I asked Mechele about the logistics of having so many children. They live in good-sized house in Turnagain. The secret, she said, is having a routine, and that means the children need a lot of supervision and direct contact. Her older children help a lot. They require their kids go with them to River in the Desert Community Church, where Ricky Sr. is a deacon. They do Bible study. During the week, after school, there is a strict policy about homework.
How does she feed that many? Sam's Club, she said. And Costco. She joked she could use a couple of cows to keep up with the appetite for milk. They eat four loaves of bread every two days.
"They eat cereal, and they eat cereal and they eat cereal," she said.
An hour or so after the ceremony, I met the family outside a courtroom in the Boney Courthouse. Little ones zig-zagged about. Ricky Sr., in an orange suit and silver tie, carried DeVante. The elevator doors opened, and out walked their pastor, the Rev. Leon May.

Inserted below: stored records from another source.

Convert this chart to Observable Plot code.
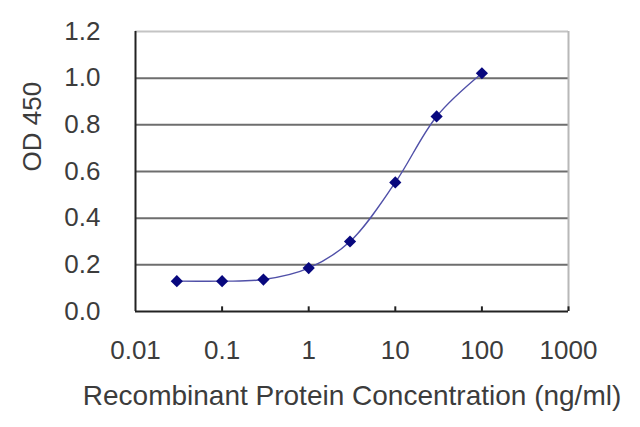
<!DOCTYPE html>
<html>
<head>
<meta charset="utf-8">
<script src="https://cdn.jsdelivr.net/npm/d3@7"></script>
<script src="https://cdn.jsdelivr.net/npm/@observablehq/plot@0.6"></script>
<style>
  html, body { margin: 0; padding: 0; background: #fff; }
  svg { display: block; }
</style>
</head>
<body>
<div id="chart"></div>
<script>
const concentration = [0.03, 0.1, 0.3, 1, 3, 10, 30, 100];
const od450 = [0.130, 0.130, 0.137, 0.186, 0.300, 0.553, 0.836, 1.021];
const xTicks = [0.01, 0.1, 1, 10, 100, 1000];
const xTickLabels = ["0.01", "0.1", "1", "10", "100", "1000"];
const yTicks = [0, 0.2, 0.4, 0.6, 0.8, 1.0, 1.2];
const yTickLabels = ["0.0", "0.2", "0.4", "0.6", "0.8", "1.0", "1.2"];

const data = concentration.map((c, i) => ({c, v: od450[i]}));
const xLabelRows = xTicks.map((t, i) => ({t, label: xTickLabels[i]}));
const font = "Liberation Sans, Arial, sans-serif";
const textColor = "#3c3c3c";

const chart = Plot.plot({
  width: 640,
  height: 427,
  marginLeft: 135,
  marginRight: 72,
  marginTop: 31,
  marginBottom: 116,
  style: {fontFamily: font, background: "#fff"},
  x: {type: "log", domain: [0.01, 1000], axis: null},
  y: {domain: [0, 1.2]},
  marks: [
    Plot.ruleY(yTicks.filter(d => d > 0 && d < 1.2), {stroke: "#6e6e6e", strokeWidth: 2}),
    Plot.ruleY([1.2], {stroke: "#c4c4c4", strokeWidth: 2}),
    Plot.ruleX([1000], {stroke: "#b8b8b8", strokeWidth: 2}),
    Plot.ruleX([0.01], {stroke: "#222", strokeWidth: 2}),
    Plot.ruleY([0], {stroke: "#222", strokeWidth: 2}),
    Plot.ruleX(xTicks.slice(1), {x: d => d, y1: 0, y2: 0.02, stroke: "#222", strokeWidth: 2}),
    Plot.text(xLabelRows, {x: "t", y: yTicks[0], text: "label", dy: 39,
      fontSize: 26, fill: textColor}),
    Plot.axisY({ticks: yTicks, tickFormat: d => yTickLabels[yTicks.indexOf(d)], tickSize: 0, tickPadding: 35,
      fontSize: 26, color: textColor, label: null}),
    Plot.text(["Recombinant Protein Concentration (ng/ml)"], {frameAnchor: "bottom", dy: 85,
      lineAnchor: "middle", fontSize: 28, fill: textColor, text: d => d}),
    Plot.text(["OD 450"], {frameAnchor: "left", dx: -103, dy: 0, rotate: -90,
      fontSize: 26, fill: textColor, text: d => d}),
    Plot.line(data, {x: "c", y: "v", curve: "catmull-rom", stroke: "#5050a8", strokeWidth: 1.4}),
    Plot.dot(data, {x: "c", y: "v", symbol: "diamond2", r: 5.5, fill: "#08087e", stroke: "none"})
  ]
});
document.getElementById("chart").appendChild(chart);
</script>
</body>
</html>
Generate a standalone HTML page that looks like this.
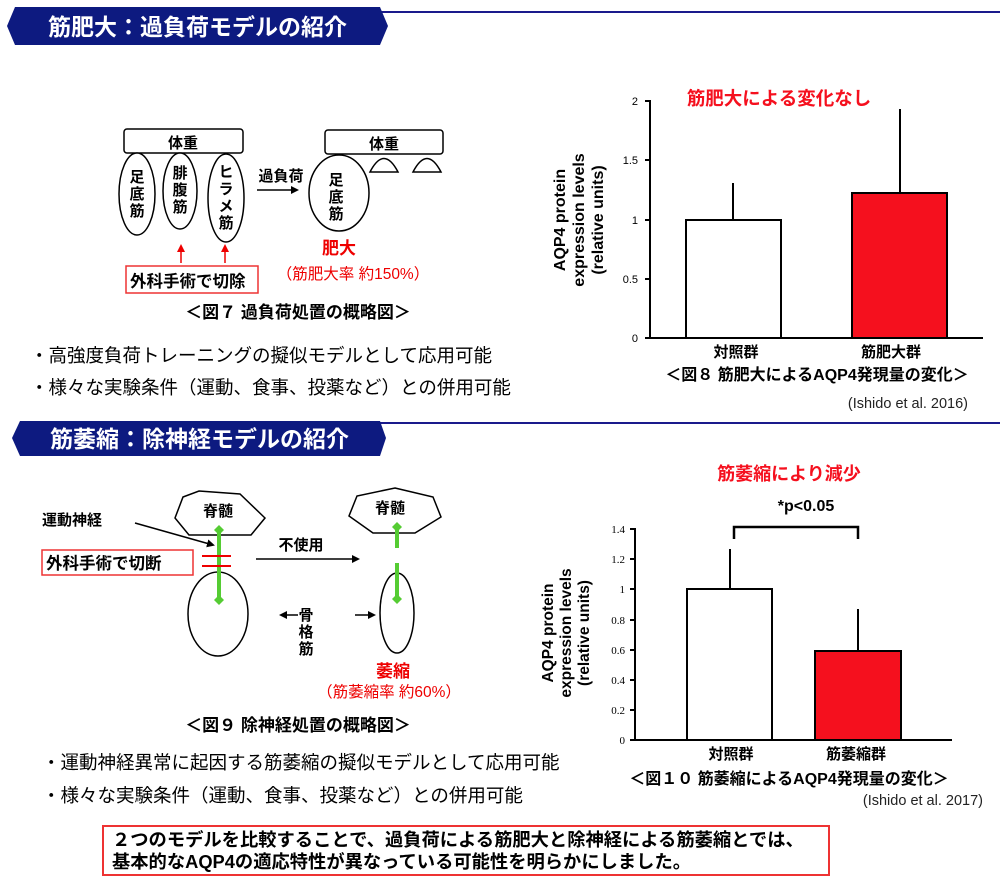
<!DOCTYPE html>
<html><head><meta charset="utf-8"><style>
html,body{margin:0;padding:0;background:#fff}
svg{display:block;font-family:"Liberation Sans","Noto Sans CJK JP",sans-serif}
.b{font-weight:bold}
</style></head><body>
<svg width="1000" height="881" viewBox="0 0 1000 881" xmlns="http://www.w3.org/2000/svg">
<defs>
<marker id="ah" markerWidth="8" markerHeight="8" refX="6" refY="4" orient="auto" markerUnits="userSpaceOnUse"><path d="M0,0 L8,4 L0,8z" fill="#000"/></marker>
<marker id="ahr" markerWidth="8" markerHeight="8" refX="6" refY="4" orient="auto" markerUnits="userSpaceOnUse"><path d="M0,0 L8,4 L0,8z" fill="#e00"/></marker>
<marker id="gd" markerWidth="10" markerHeight="10" refX="5" refY="5" orient="auto" markerUnits="userSpaceOnUse"><path d="M0,5 L5,0 L10,5 L5,10z" fill="#5c3"/></marker>
</defs>
<line x1="380" y1="12" x2="1000" y2="12" stroke="#1a1a8c" stroke-width="2"/>
<polygon points="15,7 380,7 388,26 380,45 15,45 7,26" fill="#0d1a80"/>
<text x="48" y="35" font-size="23" fill="#fff" class="b">筋肥大：過負荷モデルの紹介</text>
<line x1="380" y1="423" x2="1000" y2="423" stroke="#1a1a8c" stroke-width="2"/>
<polygon points="20,421 380,421 386,438 380,456 20,456 12,438" fill="#0d1a80"/>
<text x="50" y="447" font-size="23" fill="#fff" class="b">筋萎縮：除神経モデルの紹介</text>

<g stroke="#000" stroke-width="1.5" fill="#fff">
<rect x="124" y="129" width="119" height="24" rx="3"/>
<ellipse cx="137" cy="194" rx="18" ry="41"/>
<ellipse cx="180" cy="191" rx="17" ry="38"/>
<ellipse cx="226" cy="198" rx="18" ry="44"/>
<rect x="325" y="130" width="118" height="24" rx="3"/>
<ellipse cx="339" cy="193" rx="30" ry="38"/>
<path d="M370,172 Q384,145 398,172 Z"/>
<path d="M413,172 Q427,145 441,172 Z"/>
</g>
<g font-size="15" class="b" text-anchor="middle">
<text x="183" y="148">体重</text><text x="384" y="149">体重</text>
<text x="137" y="182">足</text><text x="137" y="199">底</text><text x="137" y="216">筋</text>
<text x="180" y="178">腓</text><text x="180" y="195">腹</text><text x="180" y="212">筋</text>
<text x="226" y="177">ヒ</text><text x="226" y="194">ラ</text><text x="226" y="211">メ</text><text x="226" y="228">筋</text>
<text x="336" y="185">足</text><text x="336" y="202">底</text><text x="336" y="219">筋</text>
<text x="281" y="181">過負荷</text>
</g>
<line x1="257" y1="190" x2="297" y2="190" stroke="#000" stroke-width="1.5" marker-end="url(#ah)"/>
<line x1="181" y1="263" x2="181" y2="246" stroke="#e00" stroke-width="1.5" marker-end="url(#ahr)"/>
<line x1="225" y1="263" x2="225" y2="246" stroke="#e00" stroke-width="1.5" marker-end="url(#ahr)"/>
<rect x="126" y="266" width="132" height="27" fill="none" stroke="#e33" stroke-width="1.5"/>
<text x="130" y="287" font-size="16.5" class="b">外科手術で切除</text>
<text x="339" y="254" font-size="17" class="b" fill="#e00" text-anchor="middle">肥大</text>
<text x="353" y="279" font-size="15.5" fill="#e00" text-anchor="middle">（筋肥大率 約150%）</text>
<text x="298" y="318" font-size="17" class="b" text-anchor="middle">＜図７ 過負荷処置の概略図＞</text>
<text x="30" y="362" font-size="18.5">・高強度負荷トレーニングの擬似モデルとして応用可能</text>
<text x="30" y="394" font-size="18.5">・様々な実験条件（運動、食事、投薬など）との併用可能</text>

<g font-size="11" text-anchor="end">
<text x="638" y="105">2</text><text x="638" y="164">1.5</text><text x="638" y="224">1</text><text x="638" y="283">0.5</text><text x="638" y="342">0</text>
</g>
<g stroke="#000" stroke-width="2">
<line x1="650" y1="100" x2="650" y2="339"/>
<line x1="645" y1="338" x2="983" y2="338"/>
<line x1="645" y1="101" x2="650" y2="101"/><line x1="645" y1="160" x2="650" y2="160"/><line x1="645" y1="220" x2="650" y2="220"/><line x1="645" y1="279" x2="650" y2="279"/>
<line x1="733" y1="220" x2="733" y2="183"/>
<line x1="900" y1="193" x2="900" y2="109"/>
<rect x="686" y="220" width="95" height="118" fill="#fff"/>
<rect x="852" y="193" width="95" height="145" fill="#f5101e"/>
</g>
<g font-size="16" class="b" text-anchor="middle" transform="translate(578,220) rotate(-90)">
<text x="0" y="-13">AQP4 protein</text><text x="0" y="6">expression levels</text><text x="0" y="25">(relative units)</text>
</g>
<text x="779" y="105" font-size="18.5" class="b" fill="#f5101e" text-anchor="middle">筋肥大による変化なし</text>
<text x="736" y="357" font-size="15" class="b" text-anchor="middle">対照群</text>
<text x="891" y="357" font-size="15" class="b" text-anchor="middle">筋肥大群</text>
<text x="817" y="380" font-size="16" class="b" text-anchor="middle">＜図８ 筋肥大によるAQP4発現量の変化＞</text>
<text x="968" y="408" font-size="14.5" fill="#222" text-anchor="end">(Ishido et al. 2016)</text>

<g stroke="#000" stroke-width="1.5" fill="#fff">
<polygon points="199,491 240,494 265,518 251,535 189,535 175,518 183,497"/>
<polygon points="395,488 433,497 441,517 415,533 373,533 349,516 357,496"/>
<ellipse cx="218" cy="614" rx="30" ry="42"/>
<ellipse cx="397" cy="613" rx="17" ry="40"/>
</g>
<g font-size="15" class="b" text-anchor="middle">
<text x="218" y="516">脊髄</text><text x="390" y="513">脊髄</text>
<text x="301" y="550">不使用</text>
<text x="306" y="620">骨</text><text x="306" y="637">格</text><text x="306" y="654">筋</text>
</g>
<text x="42" y="525" font-size="15" class="b">運動神経</text>
<line x1="135" y1="523" x2="213" y2="545" stroke="#000" stroke-width="1.5" marker-end="url(#ah)"/>
<rect x="42" y="550" width="151" height="25" fill="none" stroke="#e33" stroke-width="1.5"/>
<text x="46" y="569" font-size="16.5" class="b">外科手術で切断</text>
<line x1="219" y1="600" x2="219" y2="530" stroke="#5c3" stroke-width="4" marker-start="url(#gd)" marker-end="url(#gd)"/>
<line x1="202" y1="556" x2="231" y2="556" stroke="#e00" stroke-width="2"/>
<line x1="202" y1="566" x2="231" y2="566" stroke="#e00" stroke-width="2"/>
<line x1="256" y1="559" x2="358" y2="559" stroke="#000" stroke-width="1.5" marker-end="url(#ah)"/>
<line x1="397" y1="548" x2="397" y2="527" stroke="#5c3" stroke-width="4" marker-end="url(#gd)"/>
<line x1="397" y1="563" x2="397" y2="599" stroke="#5c3" stroke-width="4" marker-end="url(#gd)"/>
<line x1="298" y1="615" x2="281" y2="615" stroke="#000" stroke-width="1.5" marker-end="url(#ah)"/>
<line x1="355" y1="615" x2="374" y2="615" stroke="#000" stroke-width="1.5" marker-end="url(#ah)"/>
<text x="393" y="677" font-size="17" class="b" fill="#e00" text-anchor="middle">萎縮</text>
<text x="389" y="697" font-size="15.5" fill="#e00" text-anchor="middle">（筋萎縮率 約60%）</text>
<text x="298" y="731" font-size="17" class="b" text-anchor="middle">＜図９ 除神経処置の概略図＞</text>
<text x="42" y="769" font-size="18.5">・運動神経異常に起因する筋萎縮の擬似モデルとして応用可能</text>
<text x="42" y="802" font-size="18.5">・様々な実験条件（運動、食事、投薬など）との併用可能</text>

<g font-size="11" text-anchor="end" font-family="Liberation Serif,serif">
<text x="625" y="533">1.4</text><text x="625" y="563">1.2</text><text x="625" y="593">1</text><text x="625" y="624">0.8</text><text x="625" y="654">0.6</text><text x="625" y="684">0.4</text><text x="625" y="714">0.2</text><text x="625" y="744">0</text>
</g>
<g stroke="#000" stroke-width="2" fill="none">
<line x1="635" y1="528" x2="635" y2="741"/>
<line x1="630" y1="740" x2="952" y2="740"/>
<line x1="630" y1="529" x2="635" y2="529"/><line x1="630" y1="559" x2="635" y2="559"/><line x1="630" y1="589" x2="635" y2="589"/><line x1="630" y1="620" x2="635" y2="620"/><line x1="630" y1="650" x2="635" y2="650"/><line x1="630" y1="680" x2="635" y2="680"/><line x1="630" y1="710" x2="635" y2="710"/>
<line x1="730" y1="589" x2="730" y2="549"/>
<line x1="858" y1="651" x2="858" y2="609"/>
<rect x="687" y="589" width="85" height="151" fill="#fff"/>
<rect x="815" y="651" width="86" height="89" fill="#f5101e"/>
<path d="M734,539 V527 H858 V539" stroke-width="2.5"/>
</g>
<g font-size="15.5" class="b" text-anchor="middle" transform="translate(565,633) rotate(-90)">
<text x="0" y="-12">AQP4 protein</text><text x="0" y="6">expression levels</text><text x="0" y="24">(relative units)</text>
</g>
<text x="789" y="480" font-size="18" class="b" fill="#f5101e" text-anchor="middle">筋萎縮により減少</text>
<text x="806" y="511" font-size="16" class="b" text-anchor="middle">*p&lt;0.05</text>
<text x="731" y="759" font-size="15" class="b" text-anchor="middle">対照群</text>
<text x="856" y="759" font-size="15" class="b" text-anchor="middle">筋萎縮群</text>
<text x="789" y="784" font-size="16" class="b" text-anchor="middle">＜図１０ 筋萎縮によるAQP4発現量の変化＞</text>
<text x="983" y="805" font-size="14.5" fill="#222" text-anchor="end">(Ishido et al. 2017)</text>

<rect x="103" y="826" width="726" height="49" fill="none" stroke="#e33" stroke-width="2"/>
<text x="112" y="846" font-size="18.3" class="b">２つのモデルを比較することで、過負荷による筋肥大と除神経による筋萎縮とでは、</text>
<text x="112" y="868" font-size="18.3" class="b">基本的なAQP4の適応特性が異なっている可能性を明らかにしました。</text>
</svg>
</body></html>
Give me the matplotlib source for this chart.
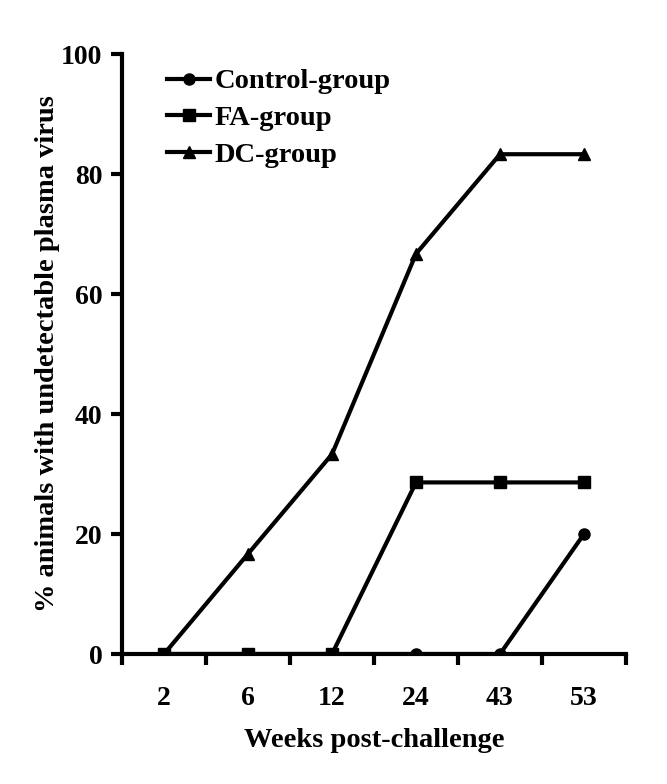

The little ones wrapped their arms around his legs. He slapped a couple handshakes with the older boys. And soon we all filed into the courtroom. Angel brought up the rear, carrying a pile of jackets. I looked at the kids sitting behind me in court. Brady, in a red-striped suit; Cormani, wearing a man-sized tie; CeCe, in a purple plastic tiara; Adrianna, in a red plaid dress and matching beret. Their feet swung under the wooden bench.
The Adamses took a seat in front of judge Suzanne Cole. A lawyer asked them if they could provide for their new child, and if they thought it was in their family's best interest to adopt him.
Cole scanned the faces in the gallery.
"How do you do it?" she asked.
And she said she couldn't think of a reason why the adoption shouldn't go forward. She asked all the siblings to come to her desk, where she let them hammer the gavel and gave each a gift to celebrate the day. The pastor took pictures on his cell phone. And, in his new father's arms, DeVante blinked his heavy eyes and let his head nod, drifting off to sleep.